Now I understand the governor ran on the platform of not increasing state taxes so I am not surprised by his continual support of this practice but Governor, how do you positively build a new state budget for next year while suffering from a $5 billion dollar loss in spending? Furthermore, what benefits are there for Philadelphians for staying in this state, specifically economical and educational, instead of relocating south as many others from the surrounding areas have done and will do?
As Karen Heller recently wrote, are Philadelphians satisfied with embracing low expectations? Do we voice our anger towards the city government or Harrisburg or do we simply move out of the city in which we were raised?
The city has already spent its $6 million allotment for the snow cleanup yet we complain of the dangerous unplowed streets and closed schools. The extravagantly new Sugar House casino recently announced its weekly slot numbers of $2.7 million are half of what was initially proposed and expected to this date.
TastyKake Baking Company is months away from bankruptcy and the newly located Please Touch Museum has revealed low memberships numbers and crippling debt payments. In addition, SEPTA is borrowing $175 million for a new fare system which will finally do away with our ancient dependency on tokens.
Yet despite these problems, we still see billboards on the freeway highlighting the lively growth and allure of the city. Instead of promoting the bourgeois restaurants of center city or the University of Pennsylvania’s phenomenal health system, we need to increase the city wage tax, the “sin” tax and find methods to redirect the disposable incomes lost in casinos and usher them towards local businesses. Find a way to offer tax breaks to small business which employ local residents and publicly advertise the 10 year tax home credit offered in the city – keep the true believers here!
As a resident of the city for the last 26 years I can suggest a few ideas. We need to greatly improve our school system over the next five years. Just recently Southern High School in South Philadelphia, which has been linked to racially motivated aggressions, has renamed itself a Renaissance School. Although 18 new “Renaissance” schools have changed their names, most often the administration and shoddy principles do not change. Invest more money into fledging teachers from the city and encourage more young adults to address the problems of higher education.
This city, among many other United States cities, cannot afford to cut its budget on social services and the Department of Human Services. Reports have surfaced that Philadelphia has the largest contingent of adolescent teen smokers in the country as well as having the poorest and most hungry Congressional district in the country. As a citizen, this infuriates me. How does a city with the fifth largest media market in the United States, fail to publicly address these concerns? We should all be demanding increased taxes and more transparent knowledge of the growth plans for the city.
Forget the $786 million campaign to build a larger convention center.
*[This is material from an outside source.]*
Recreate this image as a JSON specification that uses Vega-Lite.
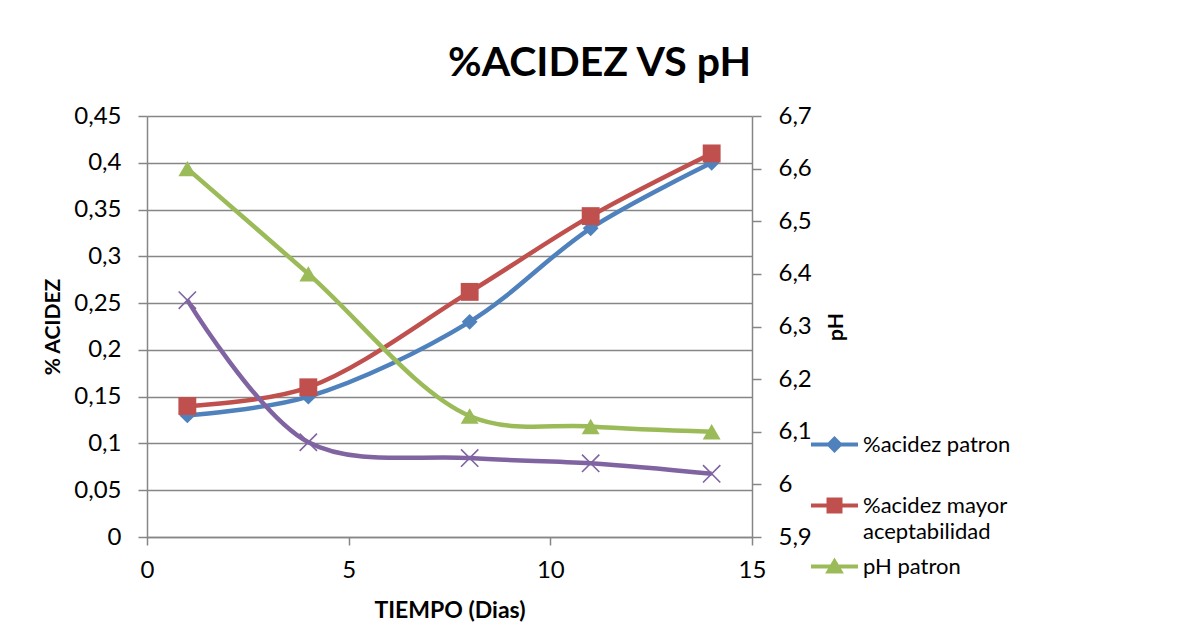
{
  "$schema": "https://vega.github.io/schema/vega-lite/v6.json",
  "width": 605,
  "height": 421,
  "autosize": {"type": "none"},
  "padding": {"left": 147, "top": 116, "right": 426, "bottom": 107},
  "background": "white",
  "config": {
    "view": {"stroke": null},
    "font": "Lato"
  },
  "title": {
    "text": "%ACIDEZ VS pH",
    "font": "Lato",
    "fontSize": 41,
    "fontWeight": "bold",
    "color": "black",
    "anchor": "middle",
    "frame": "group",
    "baseline": "alphabetic",
    "dx": 150,
    "offset": -13
  },
  "data": {
    "values": [
      {"dia": 1, "serie": "%acidez patron", "valor": 0.13},
      {"dia": 4, "serie": "%acidez patron", "valor": 0.15},
      {"dia": 8, "serie": "%acidez patron", "valor": 0.23},
      {"dia": 11, "serie": "%acidez patron", "valor": 0.33},
      {"dia": 14, "serie": "%acidez patron", "valor": 0.4},
      {"dia": 1, "serie": "%acidez mayor aceptabilidad", "valor": 0.14},
      {"dia": 4, "serie": "%acidez mayor aceptabilidad", "valor": 0.16},
      {"dia": 8, "serie": "%acidez mayor aceptabilidad", "valor": 0.262},
      {"dia": 11, "serie": "%acidez mayor aceptabilidad", "valor": 0.343},
      {"dia": 14, "serie": "%acidez mayor aceptabilidad", "valor": 0.41},
      {"dia": 1, "serie": "pH patron", "valor": 6.6},
      {"dia": 4, "serie": "pH patron", "valor": 6.4},
      {"dia": 8, "serie": "pH patron", "valor": 6.13},
      {"dia": 11, "serie": "pH patron", "valor": 6.11},
      {"dia": 14, "serie": "pH patron", "valor": 6.1},
      {"dia": 1, "serie": "pH mayor aceptabilidad", "valor": 6.35},
      {"dia": 4, "serie": "pH mayor aceptabilidad", "valor": 6.08},
      {"dia": 8, "serie": "pH mayor aceptabilidad", "valor": 6.05},
      {"dia": 11, "serie": "pH mayor aceptabilidad", "valor": 6.04},
      {"dia": 14, "serie": "pH mayor aceptabilidad", "valor": 6.02}
    ]
  },
  "encoding": {
    "x": {
      "field": "dia",
      "type": "quantitative",
      "scale": {"domain": [0, 15], "nice": false, "zero": false},
      "axis": {
        "title": "TIEMPO (Dias)",
        "values": [0, 5, 10, 15],
        "grid": false,
        "domainColor": "#868686",
        "domainWidth": 1.5,
        "tickColor": "#868686",
        "tickWidth": 1.5,
        "tickSize": 8,
        "labelFont": "Lato",
        "labelFontSize": 24,
        "labelColor": "black",
        "labelPadding": 13,
        "labelFlush": false,
        "labelOverlap": false,
        "titleFont": "Lato",
        "titleFontSize": 23,
        "titleFontWeight": "bold",
        "titleColor": "black",
        "titlePadding": 17
      }
    },
    "color": {
      "field": "serie",
      "type": "nominal",
      "scale": {
        "domain": ["%acidez patron", "%acidez mayor aceptabilidad", "pH patron", "pH mayor aceptabilidad"],
        "range": ["#4F81BD", "#C0504D", "#9BBB59", "#8064A2"]
      },
      "legend": {
        "orient": "none",
        "legendX": 664,
        "legendY": 305,
        "title": null,
        "values": ["%acidez patron", "%acidez mayor aceptabilidad", "pH patron"],
        "padding": 0,
        "symbolSize": 2209,
        "symbolStrokeWidth": 0,
        "symbolOpacity": 1,
        "labelFont": "Lato",
        "labelFontSize": 22,
        "labelColor": "black",
        "labelOffset": 5,
        "labelLimit": 400,
        "rowPadding": 0,
        "labelExpr": "datum.label == '%acidez mayor aceptabilidad' ? ['%acidez mayor', 'aceptabilidad'] : [datum.label, '']",
        "encode": {
          "symbols": {
            "update": {
              "opacity": {"value": 1},
              "fill": {"scale": "color", "field": "value"},
              "stroke": {"value": "transparent"},
              "strokeWidth": {"value": 0},
              "shape": {"signal": "datum.value == '%acidez patron' ? 'M-1,-0.085H1V0.085H-1Z M0,-0.36L0.36,0L0,0.36L-0.36,0Z' : datum.value == '%acidez mayor aceptabilidad' ? 'M-1,-0.085H1V0.085H-1Z M-0.34,-0.34H0.34V0.34H-0.34Z' : 'M-1,-0.085H1V0.085H-1Z M0,-0.38L0.4,0.3H-0.4Z'"}
            }
          },
          "labels": {
            "update": {
              "lineHeight": {"value": 26}
            }
          }
        }
      }
    }
  },
  "layer": [
    {
      "transform": [{"filter": {"field": "serie", "oneOf": ["%acidez patron", "%acidez mayor aceptabilidad"]}}],
      "encoding": {
        "y": {
          "field": "valor",
          "type": "quantitative",
          "scale": {"domain": [0, 0.45], "nice": false},
          "axis": {
            "orient": "left",
            "title": "% ACIDEZ",
            "values": [0, 0.05, 0.1, 0.15, 0.2, 0.25, 0.3, 0.35, 0.4, 0.45],
            "labelExpr": "replace(toString(datum.value), '.', ',')",
            "grid": true,
            "gridColor": "#868686",
            "gridWidth": 1.5,
            "domainColor": "#868686",
            "domainWidth": 1.5,
            "tickColor": "#868686",
            "tickWidth": 1.5,
            "tickSize": 9,
            "labelFont": "Lato",
            "labelFontSize": 24,
            "labelColor": "black",
            "labelPadding": 17,
            "labelFlush": false,
            "labelOverlap": false,
            "titleFont": "Lato",
            "titleFontSize": 21,
            "titleFontWeight": "bold",
            "titleColor": "black",
            "titlePadding": 10
          }
        }
      },
      "layer": [
        {"mark": {"type": "line", "interpolate": "catmull-rom", "strokeWidth": 4.5}},
        {
          "transform": [{"filter": {"field": "serie", "equal": "%acidez patron"}}],
          "mark": {"type": "point", "filled": true, "opacity": 1, "size": 250, "shape": "diamond"}
        },
        {
          "transform": [{"filter": {"field": "serie", "equal": "%acidez mayor aceptabilidad"}}],
          "mark": {"type": "point", "filled": true, "opacity": 1, "size": 320, "shape": "square"}
        }
      ]
    },
    {
      "transform": [{"filter": {"field": "serie", "oneOf": ["pH patron", "pH mayor aceptabilidad"]}}],
      "encoding": {
        "y": {
          "field": "valor",
          "type": "quantitative",
          "scale": {"domain": [5.9, 6.7], "nice": false, "zero": false},
          "axis": {
            "orient": "right",
            "title": "pH",
            "values": [5.9, 6, 6.1, 6.2, 6.3, 6.4, 6.5, 6.6, 6.7],
            "labelExpr": "replace(toString(datum.value), '.', ',')",
            "grid": false,
            "domainColor": "#868686",
            "domainWidth": 1.5,
            "tickColor": "#868686",
            "tickWidth": 1.5,
            "tickSize": 9,
            "labelFont": "Lato",
            "labelFontSize": 24,
            "labelColor": "black",
            "labelPadding": 17,
            "labelFlush": false,
            "labelOverlap": false,
            "titleFont": "Lato",
            "titleFontSize": 21,
            "titleFontWeight": "bold",
            "titleColor": "black",
            "titleAngle": 270,
            "titleBaseline": "top",
            "titlePadding": 14
          }
        }
      },
      "layer": [
        {"mark": {"type": "line", "interpolate": "catmull-rom", "strokeWidth": 4.5}},
        {
          "transform": [{"filter": {"field": "serie", "equal": "pH patron"}}],
          "mark": {"type": "point", "filled": true, "opacity": 1, "size": 320, "shape": "triangle-up"}
        },
        {
          "transform": [{"filter": {"field": "serie", "equal": "pH mayor aceptabilidad"}}],
          "mark": {"type": "point", "filled": false, "opacity": 1, "size": 300, "strokeWidth": 1.6, "shape": "M-1,-1L1,1M-1,1L1,-1"}
        }
      ]
    }
  ],
  "resolve": {"scale": {"y": "independent"}}
}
What was wrong with the older version? I understand new, glossy and sexy sell, but in a city where these funds could have impacted more important concerns, why are residents excited about the imminent Philadelphia Auto Show? Haven’t people seen the reports that the construction and building of the convention center cost the city 400,000 nights of business between 2007 and 2009? Additionally the convention center will cost the city $35 million in operating costs in the fiscal year of 2011. Tsk, Tsk.
I want to see improvement in this town. Like Rocky Balboa – I stubbornly refuse to acknowledge the larger, stronger opponent. I will keep my head down and run at the wall, but there are only so many times that you can hit your head before you end up hurting yourself, and I believe that the larger impending cuts to the city budget in the next year are going to foster resentment, anger and vitriol unseen in this area in a long time. So whether you support the stagnation of taxes or simply don’t mind giving a few extra dollars a year to feed the 30 percent of Philadelphians who are hungry, either way, this city’s Brotherly Love is turning into Brotherly Apathy.